This guy has a great imagination but his style of writing I found so utterly frustrating. I started with 'Son of a Witch' which is a loose sequel to 'Wicked!' and for probably the first 150 pages I was simultaneously flipping back to his map of Oz to find out what and where he was talking about, and tearing my hair out at yet another new character/race/religion/leader/family member that the author drops in with no warning or explanation.
I got the distinct feeling that we the reader should already know what goes on in the author's head so bugger the buildup of descriptive explanations normal books utilise. Who do we think we are?
I actually found a copy of 'Wicked!' in the bookshop and sat down to read the first few pages of that offering and even though I knew his version of the land of Oz and a few characters by then, I was still as lost as ever and immediately frustrated because of it.
To be fair though, there is something in the story and I enjoyed the second half of the book, but that was only after I finally had all the setting sorted out and I had yelled for long enough at the book.
Now, 'Lost' is also based on an existing story, this one being 'A Christmas Carol' by Charles Dickens, and the premise is that the main characters ancestor was really the inspiration for the Ebenezer Scrooge character, having met the young Dickens and told him of his ghostly encounters when he was young.
The problem here, apart from the similar frustrating style of 'I'll just jump into my narrative and let the reader catch up later' is the fact that the main girl, Winifred Rudge, is a complete and total loser. I hated her character. She suffered a loss in her past and she hasn't let it go, she hasn't moved on with her life, and she walks around being miserable and making others miserable but all the while she thinks she is normal and it is others who are acting oddly.

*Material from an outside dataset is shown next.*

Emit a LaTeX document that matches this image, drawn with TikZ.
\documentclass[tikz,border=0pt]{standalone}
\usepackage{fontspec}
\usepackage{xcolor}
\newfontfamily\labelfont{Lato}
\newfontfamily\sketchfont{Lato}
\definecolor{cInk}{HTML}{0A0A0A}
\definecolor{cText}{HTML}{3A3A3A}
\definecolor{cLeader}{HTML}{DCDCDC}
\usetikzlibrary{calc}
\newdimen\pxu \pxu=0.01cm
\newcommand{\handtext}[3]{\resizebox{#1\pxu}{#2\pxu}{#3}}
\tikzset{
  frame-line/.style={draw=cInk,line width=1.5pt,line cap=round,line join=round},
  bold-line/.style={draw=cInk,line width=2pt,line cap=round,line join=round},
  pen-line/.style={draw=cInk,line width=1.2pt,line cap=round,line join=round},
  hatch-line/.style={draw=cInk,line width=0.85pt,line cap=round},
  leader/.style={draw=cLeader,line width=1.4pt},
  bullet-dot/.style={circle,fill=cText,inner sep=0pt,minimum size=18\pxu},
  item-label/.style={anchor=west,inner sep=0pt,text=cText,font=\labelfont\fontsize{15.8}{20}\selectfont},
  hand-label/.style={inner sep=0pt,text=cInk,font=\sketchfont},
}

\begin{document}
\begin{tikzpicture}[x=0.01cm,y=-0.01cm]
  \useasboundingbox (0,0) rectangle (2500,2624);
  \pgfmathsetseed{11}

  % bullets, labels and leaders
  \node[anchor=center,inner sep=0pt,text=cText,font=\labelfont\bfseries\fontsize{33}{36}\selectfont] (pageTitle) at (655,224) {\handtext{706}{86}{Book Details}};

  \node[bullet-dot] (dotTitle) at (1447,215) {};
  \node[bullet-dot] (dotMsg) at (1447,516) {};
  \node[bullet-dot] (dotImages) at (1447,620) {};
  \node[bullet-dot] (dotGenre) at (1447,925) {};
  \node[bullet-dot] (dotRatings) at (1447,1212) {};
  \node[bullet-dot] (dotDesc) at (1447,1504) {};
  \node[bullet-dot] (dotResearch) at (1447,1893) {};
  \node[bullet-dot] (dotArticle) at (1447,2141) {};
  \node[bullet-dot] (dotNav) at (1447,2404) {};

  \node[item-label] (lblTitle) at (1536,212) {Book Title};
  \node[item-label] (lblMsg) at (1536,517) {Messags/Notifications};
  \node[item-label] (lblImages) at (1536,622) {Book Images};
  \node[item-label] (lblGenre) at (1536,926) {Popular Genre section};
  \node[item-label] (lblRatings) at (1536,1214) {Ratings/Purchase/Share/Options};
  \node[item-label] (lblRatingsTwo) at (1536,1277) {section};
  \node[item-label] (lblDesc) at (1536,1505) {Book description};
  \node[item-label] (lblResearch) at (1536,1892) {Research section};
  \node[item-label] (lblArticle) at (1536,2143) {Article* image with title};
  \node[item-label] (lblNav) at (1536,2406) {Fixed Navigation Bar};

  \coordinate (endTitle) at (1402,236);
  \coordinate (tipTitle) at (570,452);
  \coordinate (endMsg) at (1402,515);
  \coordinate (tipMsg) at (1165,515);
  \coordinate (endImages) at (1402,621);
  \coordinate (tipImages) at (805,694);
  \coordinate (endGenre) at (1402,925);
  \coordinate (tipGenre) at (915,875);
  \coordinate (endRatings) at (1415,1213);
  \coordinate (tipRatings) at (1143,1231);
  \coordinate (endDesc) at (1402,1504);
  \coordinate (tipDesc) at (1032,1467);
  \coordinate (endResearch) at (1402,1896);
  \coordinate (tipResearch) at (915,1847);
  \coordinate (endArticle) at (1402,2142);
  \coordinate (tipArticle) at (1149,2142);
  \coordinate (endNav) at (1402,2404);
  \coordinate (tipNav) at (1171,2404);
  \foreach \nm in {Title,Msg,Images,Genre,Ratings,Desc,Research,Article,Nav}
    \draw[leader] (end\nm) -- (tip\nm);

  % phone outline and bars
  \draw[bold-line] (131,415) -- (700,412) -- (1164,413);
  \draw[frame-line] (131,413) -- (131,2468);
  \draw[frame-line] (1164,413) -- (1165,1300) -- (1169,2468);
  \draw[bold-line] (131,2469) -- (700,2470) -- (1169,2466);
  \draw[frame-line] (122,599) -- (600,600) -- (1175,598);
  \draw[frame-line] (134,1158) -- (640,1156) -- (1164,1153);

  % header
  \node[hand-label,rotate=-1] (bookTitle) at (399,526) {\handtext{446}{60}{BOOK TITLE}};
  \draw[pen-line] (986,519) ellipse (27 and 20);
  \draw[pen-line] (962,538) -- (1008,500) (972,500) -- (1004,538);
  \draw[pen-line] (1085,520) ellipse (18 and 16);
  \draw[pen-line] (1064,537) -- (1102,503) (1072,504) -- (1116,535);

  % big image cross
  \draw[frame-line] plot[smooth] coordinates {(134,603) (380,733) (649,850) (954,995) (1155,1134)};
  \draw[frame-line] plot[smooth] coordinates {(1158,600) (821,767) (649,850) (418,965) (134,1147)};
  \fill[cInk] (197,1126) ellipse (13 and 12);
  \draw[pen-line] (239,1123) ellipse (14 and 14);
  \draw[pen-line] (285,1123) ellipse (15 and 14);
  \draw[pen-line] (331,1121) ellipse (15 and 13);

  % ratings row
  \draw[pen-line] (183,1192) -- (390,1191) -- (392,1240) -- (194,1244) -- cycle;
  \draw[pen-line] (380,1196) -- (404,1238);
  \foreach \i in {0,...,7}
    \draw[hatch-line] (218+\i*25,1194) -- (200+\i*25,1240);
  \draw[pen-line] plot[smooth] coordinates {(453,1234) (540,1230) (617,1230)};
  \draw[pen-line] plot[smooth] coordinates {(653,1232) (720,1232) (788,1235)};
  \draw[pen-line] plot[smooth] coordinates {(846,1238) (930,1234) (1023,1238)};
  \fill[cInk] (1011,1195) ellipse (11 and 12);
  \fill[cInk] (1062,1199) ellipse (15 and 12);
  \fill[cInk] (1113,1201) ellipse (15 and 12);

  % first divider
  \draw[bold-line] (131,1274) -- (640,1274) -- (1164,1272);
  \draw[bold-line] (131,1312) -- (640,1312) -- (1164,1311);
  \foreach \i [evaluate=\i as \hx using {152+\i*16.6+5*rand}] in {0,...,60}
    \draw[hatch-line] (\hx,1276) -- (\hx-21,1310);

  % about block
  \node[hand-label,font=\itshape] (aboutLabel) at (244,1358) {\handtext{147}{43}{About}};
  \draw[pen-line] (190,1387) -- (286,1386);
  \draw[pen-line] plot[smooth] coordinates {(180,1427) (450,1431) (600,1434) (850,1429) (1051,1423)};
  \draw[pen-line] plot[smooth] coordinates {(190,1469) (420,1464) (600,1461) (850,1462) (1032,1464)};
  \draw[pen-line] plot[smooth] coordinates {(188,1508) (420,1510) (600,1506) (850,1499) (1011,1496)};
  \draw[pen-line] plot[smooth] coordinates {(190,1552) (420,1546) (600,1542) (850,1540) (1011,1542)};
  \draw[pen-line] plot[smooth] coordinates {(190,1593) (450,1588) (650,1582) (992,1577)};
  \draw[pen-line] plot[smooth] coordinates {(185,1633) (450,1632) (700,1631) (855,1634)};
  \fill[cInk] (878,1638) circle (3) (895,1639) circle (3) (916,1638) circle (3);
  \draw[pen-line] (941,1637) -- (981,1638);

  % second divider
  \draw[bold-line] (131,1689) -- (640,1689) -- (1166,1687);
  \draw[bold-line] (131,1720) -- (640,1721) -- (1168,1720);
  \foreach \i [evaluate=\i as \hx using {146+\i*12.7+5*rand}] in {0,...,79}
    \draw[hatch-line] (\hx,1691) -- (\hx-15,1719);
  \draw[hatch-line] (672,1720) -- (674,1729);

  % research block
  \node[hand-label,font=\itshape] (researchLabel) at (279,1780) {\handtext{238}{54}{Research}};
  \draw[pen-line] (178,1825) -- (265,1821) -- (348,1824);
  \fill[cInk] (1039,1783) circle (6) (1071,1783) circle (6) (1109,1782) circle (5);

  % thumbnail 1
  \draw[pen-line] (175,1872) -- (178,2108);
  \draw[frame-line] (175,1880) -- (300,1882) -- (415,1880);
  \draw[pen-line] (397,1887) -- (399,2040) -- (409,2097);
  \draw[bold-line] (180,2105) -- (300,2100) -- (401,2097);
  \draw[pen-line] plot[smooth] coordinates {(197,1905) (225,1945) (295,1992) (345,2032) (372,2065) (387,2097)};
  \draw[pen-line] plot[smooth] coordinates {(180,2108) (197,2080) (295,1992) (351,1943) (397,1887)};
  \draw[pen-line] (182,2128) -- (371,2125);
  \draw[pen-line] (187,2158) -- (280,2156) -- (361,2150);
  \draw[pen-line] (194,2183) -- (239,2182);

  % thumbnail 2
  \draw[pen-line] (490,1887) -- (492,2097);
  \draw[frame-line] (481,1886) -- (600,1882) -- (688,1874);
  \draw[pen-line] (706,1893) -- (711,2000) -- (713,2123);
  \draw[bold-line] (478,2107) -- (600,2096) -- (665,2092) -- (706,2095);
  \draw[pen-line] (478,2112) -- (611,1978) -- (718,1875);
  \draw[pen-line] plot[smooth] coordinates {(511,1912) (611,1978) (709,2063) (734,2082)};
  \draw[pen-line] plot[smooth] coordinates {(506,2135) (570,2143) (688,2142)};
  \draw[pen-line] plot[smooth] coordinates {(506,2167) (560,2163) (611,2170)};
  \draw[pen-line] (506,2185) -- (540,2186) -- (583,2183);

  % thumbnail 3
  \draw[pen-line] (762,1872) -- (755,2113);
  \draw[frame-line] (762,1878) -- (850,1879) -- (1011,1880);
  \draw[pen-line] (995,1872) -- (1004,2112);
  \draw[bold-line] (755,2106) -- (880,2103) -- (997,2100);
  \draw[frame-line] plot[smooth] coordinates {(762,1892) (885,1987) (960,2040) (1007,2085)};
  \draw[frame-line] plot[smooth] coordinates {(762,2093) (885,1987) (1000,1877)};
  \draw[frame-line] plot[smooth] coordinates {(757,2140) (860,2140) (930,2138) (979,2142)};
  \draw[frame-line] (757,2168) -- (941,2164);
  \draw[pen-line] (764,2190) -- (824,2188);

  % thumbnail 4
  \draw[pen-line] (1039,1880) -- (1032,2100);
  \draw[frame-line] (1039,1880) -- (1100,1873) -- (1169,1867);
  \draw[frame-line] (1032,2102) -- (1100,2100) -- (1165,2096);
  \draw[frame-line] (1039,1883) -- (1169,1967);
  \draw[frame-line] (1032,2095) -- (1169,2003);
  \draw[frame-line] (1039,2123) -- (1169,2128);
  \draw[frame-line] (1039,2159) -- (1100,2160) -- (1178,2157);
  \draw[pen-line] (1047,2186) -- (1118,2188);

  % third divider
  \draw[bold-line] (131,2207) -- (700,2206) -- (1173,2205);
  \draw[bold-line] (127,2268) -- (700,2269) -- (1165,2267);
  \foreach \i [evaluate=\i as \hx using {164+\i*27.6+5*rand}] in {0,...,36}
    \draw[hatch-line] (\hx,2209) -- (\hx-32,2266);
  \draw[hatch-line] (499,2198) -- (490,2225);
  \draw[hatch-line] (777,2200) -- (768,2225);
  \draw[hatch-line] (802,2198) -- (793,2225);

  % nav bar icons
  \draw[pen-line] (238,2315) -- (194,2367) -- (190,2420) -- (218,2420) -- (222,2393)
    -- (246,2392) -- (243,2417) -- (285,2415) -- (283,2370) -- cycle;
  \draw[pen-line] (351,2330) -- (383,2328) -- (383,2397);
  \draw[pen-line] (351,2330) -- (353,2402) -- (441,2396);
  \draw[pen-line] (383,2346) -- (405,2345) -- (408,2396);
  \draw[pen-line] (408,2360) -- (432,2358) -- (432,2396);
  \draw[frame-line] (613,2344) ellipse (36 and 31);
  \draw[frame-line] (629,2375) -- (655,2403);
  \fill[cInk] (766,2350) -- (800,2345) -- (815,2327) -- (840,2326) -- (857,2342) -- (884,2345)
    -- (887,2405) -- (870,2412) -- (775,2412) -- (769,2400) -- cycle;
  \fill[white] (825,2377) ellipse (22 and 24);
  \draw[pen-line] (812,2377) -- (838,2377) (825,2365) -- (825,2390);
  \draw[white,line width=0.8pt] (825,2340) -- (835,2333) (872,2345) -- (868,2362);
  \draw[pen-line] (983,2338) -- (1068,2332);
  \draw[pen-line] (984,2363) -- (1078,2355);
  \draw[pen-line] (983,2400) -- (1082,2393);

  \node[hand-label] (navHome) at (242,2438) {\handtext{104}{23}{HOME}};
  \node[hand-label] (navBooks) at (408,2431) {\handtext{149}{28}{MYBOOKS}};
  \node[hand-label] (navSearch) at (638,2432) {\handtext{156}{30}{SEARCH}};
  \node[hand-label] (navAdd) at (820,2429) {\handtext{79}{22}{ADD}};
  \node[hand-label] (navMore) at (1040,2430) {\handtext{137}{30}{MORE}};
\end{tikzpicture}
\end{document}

Now, I've come across this before where the author writes a totally self-indulgent whiny lead character and it makes me hate them and therefore the whole book every time. Why do they do it?
This one also has a better second half but Winnie is still her own bitter twisted self and nothing can really help the story, although I must say the ghost in the story pulls off self-centredness with aplomb.
To summarise, Gregory Maguire has taken well-known stories and twisted them into his own vision and expanded on them or used them as a base for his own tales but he hasn't necessarily pulled this off to the standard I require in a good book.
I am still intrigued to read 'Wicked!' one day, I already know the setting and the characters so it should make it easier, but I'll be buggered if I will spend $28 on it. If I want to pay money to be frustrated, I'd rather buy an early Gus van Sant movie.



2 comments:
I own both Wicked and Son of a withch if you ever want to read the first one.
Have you read either? I'd be interested in your viewpoint on them. Was speaking to ladies form Book Club last night about Wicked! and they all hated it, only one of them managed to finish teh book and she had to force herself to do it.